比如,中国制造与世界制造“接轨”和“并行”取得了显著进展。同为“制造”,二者之间的战略相关性和互补性已具备了升级的条件,以高铁、核电和水电等为代表的中国制造的国际竞争力正在成为世界制造的新聚焦点。在高科技领域、农业领域、货币金融等领域,中国已经有了自己的独特探索。伴随着中国制造走出去,中国资本走出去也开始提速。中国政府提出新一轮高水平开放之时,正是中国从投资净输入国转向投资净输出国之际。根据商务部发布的数据,2014年中国共实现全行业对外直接投资1160亿美元,同比增长15.5%,如果加上第三地融资再投资,2014年中国的对外投资规模应该在1400亿美元左右。这个数据高于中国利用外资的200亿美元,就是说2014年我国的实际对外投资已经超过利用外资的规模了,中国已成为资本净输出国,这是一个历史性的转变,是一种有影响力的“新常态”。
3、中国在全球经济治理体系中的战略定位
中国的经济发展到了新常态阶段后,一定会遭遇战略瓶颈。从对手的视角看,中国在全球经济治理体系中的战略定位不仅仅是一个“局”、一对矛盾,更是一种生态。中国要持更大的“大局观”,就是既要解决矛盾,也要保护生态。站在自己的角度看,中国在过去的30年中积极探索,使得“中国故事”能够写成,这是一个了不起的事情。但这不是前行的“资本”,而是前行的资格和自信。我们的定位仍应是学习者和参与者,不能认为自己已经站在了舞台的中央,已经是一个领导者。政府要把“中国企业”和“中国品牌”推到舞台中央,要围绕企业发展和品牌建设来参与和重构全球经济治理体系。
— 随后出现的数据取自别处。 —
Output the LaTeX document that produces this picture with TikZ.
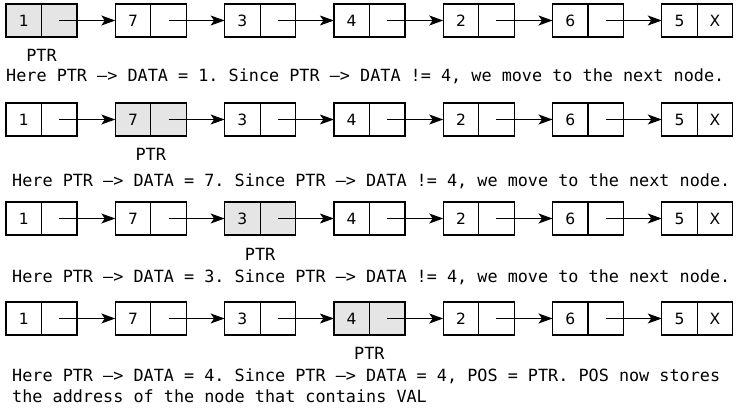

中国企业的竞争力,是评判中国在全球经济治理中的角色和地位的主导标准和主导逻辑。纵观过去几十年中国企业的国际化发展历程,政府和企业需要走出两个误区:一是自主创新误区。自主创新的本意很好,但是有些人把自主创新变成了自己创新,把开门创新变成了关门创新,把创新变成仅仅是实验室发明,而不是进入市场。自主创新不是实验室发明,而是一个商业概念,能不能在市场上推广这是非常重要的,因为实验室搞出来的东西离创新还有很大的距离。二是自主品牌误区。一个企业创造自主品牌有多种途径,有的是自己独创,叫自创品牌;也有的去收购,像吉利收购沃尔沃,是收购品牌。但我们在宣传中,把自主品牌的道路局限在自创品牌,而不鼓励那种跨国收购,不鼓励在全球价值链中的成长。另外,不少人把“中国企业的自主品牌”变成了“中国自主品牌”,去掉了企业的概念,这样的一些错误都是偏离了全球价值链发展方向的。中国企业要实现国际化成长,提升竞争力,就一定要融入或者嵌入全球产业分工所形成的全球价值链当中去。没有这个过程,企业的竞争力就不可能有提升,也不可能参与到全球产业分工之中。